An email just fluttered into my inbox today that caught my eye, from Jason Buffington, one of our technical product managers, calling attention to a great blog post from one of our customers in the community. Basically, the customer was grateful for receiving direct help from the DPM crew at Microsoft on a problem he was having:
I had a problem. A major problem.
It was a report of all things. The application was working fine but the output from one report wasn’t the way we needed it.
So I went to the blogs and submitted a simple statement
“HELP ME OBIWAN, YOU’RE MY ONLY HOPE!”
Or something along those lines.
So instead of getting a generic response like. “We thank you for your request. A representative of some type will examine your comments and smugly ignore them…”

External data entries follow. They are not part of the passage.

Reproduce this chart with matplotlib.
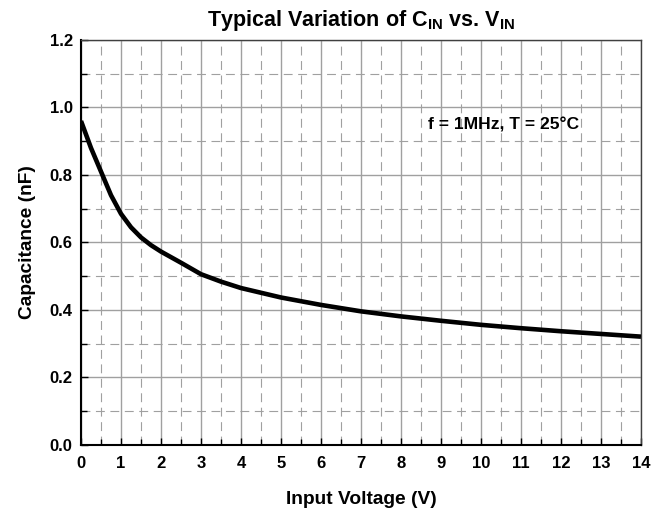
"""Typical variation of input capacitance vs. input voltage."""

import matplotlib

matplotlib.use("Agg")
import matplotlib.pyplot as plt
from matplotlib.ticker import FormatStrFormatter, MultipleLocator

plt.rcParams["font.family"] = ["Liberation Sans", "DejaVu Sans"]
plt.rcParams["font.weight"] = "bold"
plt.rcParams["mathtext.fontset"] = "custom"
plt.rcParams["mathtext.rm"] = "Liberation Sans:bold"
plt.rcParams["mathtext.bf"] = "Liberation Sans:bold"

# values
input_voltage = [0.0, 0.25, 0.5, 0.75, 1.0, 1.25, 1.5, 1.75, 2.0, 2.5, 3.0, 3.5, 4.0,
                 5.0, 6.0, 7.0, 8.0, 9.0, 10.0, 11.0, 12.0, 13.0, 14.0]
capacitance_nf = [0.96, 0.88, 0.81, 0.74, 0.685, 0.645, 0.615, 0.592, 0.573, 0.54,
                  0.506, 0.484, 0.465, 0.437, 0.415, 0.396, 0.381, 0.368, 0.356,
                  0.346, 0.337, 0.329, 0.321]

x_ticks = list(range(0, 15))
y_ticks = [0.0, 0.2, 0.4, 0.6, 0.8, 1.0, 1.2]

fig = plt.figure(figsize=(6.7, 5.12), dpi=100)
ax = fig.add_axes([0.1209, 0.1309, 0.8358, 0.791])

ax.plot(input_voltage, capacitance_nf, color="black", linewidth=3.3,
        solid_capstyle="butt", solid_joinstyle="round", zorder=3)

ax.set_xlim(0, 14)
ax.set_ylim(0, 1.2)
ax.set_xticks(x_ticks)
ax.set_yticks(y_ticks)
ax.xaxis.set_minor_locator(MultipleLocator(0.5))
ax.yaxis.set_minor_locator(MultipleLocator(0.1))
ax.yaxis.set_major_formatter(FormatStrFormatter("%.1f"))

ax.grid(which="major", color="#a0a0a0", linewidth=1.0, linestyle="-")
ax.grid(which="minor", color="#a0a0a0", linewidth=0.8, linestyle=(0, (8, 5)))
ax.set_axisbelow(True)

ax.tick_params(which="both", direction="in", top=False, right=False,
               labelsize=12, width=1, color="black")
ax.tick_params(which="major", length=5)
ax.tick_params(axis="x", which="major", pad=8)
ax.tick_params(axis="y", which="major", pad=6)
ax.tick_params(which="minor", length=4)
for label in ax.get_xticklabels() + ax.get_yticklabels():
    label.set_fontweight("bold")

for side in ["left", "bottom"]:
    ax.spines[side].set_linewidth(1.5)
for side in ["top", "right"]:
    ax.spines[side].set_color("#404040")
    ax.spines[side].set_linewidth(1.0)

ax.set_xlabel("Input Voltage (V)", fontsize=13.75, fontweight="bold", labelpad=14)
ax.set_ylabel("Capacitance (nF)", fontsize=13.75, fontweight="bold", labelpad=10)
ax.set_title(r"Typical Variation of C$_{\mathrm{IN}}$ vs. V$_{\mathrm{IN}}$",
             fontsize=15.5, fontweight="bold", pad=10)

ax.text(10.57, 0.948, "f = 1MHz, T = 25°C", ha="center", va="center",
        fontsize=12.6, fontweight="bold")

fig.savefig("out.png", dpi=100)
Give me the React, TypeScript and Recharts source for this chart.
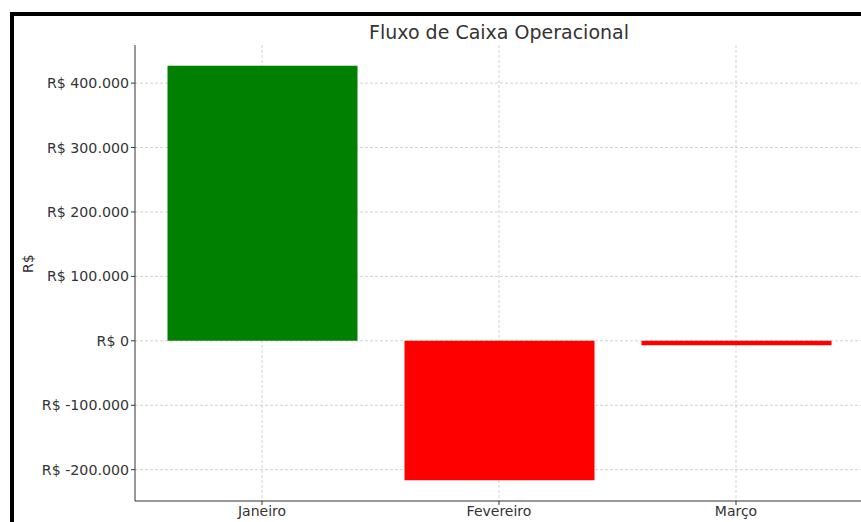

I got a human. Within minutes.
Listen clearly folks. Microsoft LISTENS. To the GOOD and the BAD.
The main point I took from Jason’s message is: when Microsoft is engaged in the community, responding to the needs of the community as human beings helping other human beings, it’s the kind of effort that is repaid tenfold in goodwill and good PR.
Complaint as Invitation
I should say a word or two about the bit about our listening to the “GOOD and the BAD.” The point isn’t that Microsoft wants only praise, and wants to ignore or stifle the blame (much less that we are listening in some kind of Big Brother way). In fact, complaints offered in earnest are really the best kind of invitation to dialogue, because they provide an opportunity for both addressing an issue directly and making a dissatisfied customer happy, and learning how to make better products in the future so that all customers my have a better experience. Even in the former, case, though, helping one customer solve his or her problem through online forums, blogs, etc., usually means that many other customers out in the community can benefit, too.
Limits of Individual Heroics
I may be stating the obvious. But I think it’s also important to recognize the true limits of this approach, which is often underscored by a natural hesitancy of folks within Microsoft for engaging in this fashion with the community because of what obligations it might entail—that is to say, that individual efforts among several thousand at Microsoft can only go so far, since we are all constantly pulled in multiple directions at once and our time for direct customer engagement is severely limited. Our ability to sustain these kinds of efforts usually meets with the harsh realities of project deadlines and fiscal constraints, and the day-to-day grind of email, sync meetings, and status reports. So how do we figure out how to scale? How can we can we engage in real, sustainable dialogue and relationship building with our customers?
The best answer I could come up with is through programs that facilitate connections but in a limited fashion, that can grow in time as our budgets and resources permit, and that get help and touch where they can do the most good, in the hands of active and influential people in the community who are motivated (altruistically or otherwise) to give to their peers the knowledge and expertise, tips and tricks they have at their disposal. Hence the Microsoft MVP Program, long recognized as an industry standard.
And hence, too, our fledgling program in support of a wider community of influencers pertinent to our business, the System Center Influencers Program (soon to be reconfigured to embrace virtualization topics and communities, as well). While we’ve got a ways to go yet in developing the program, with each step that we take I become increasingly convinced that it can work; but it will require continual input and creative experimentation to find just the right mix of activities and assets that works for our audience and the community, and serve to benefit our business by driving improved customer satisfaction, among other things.
And this, too, is a communal effort: to find the right mix, we need the input of the people we’re trying to engage. We don’t just want to put content online or programs in place and hope that they manage to stick—we want to put what we think will work in place and then work with our intended audience to iterate and improve, and build offerings that really do correspond usefully to the needs of the community.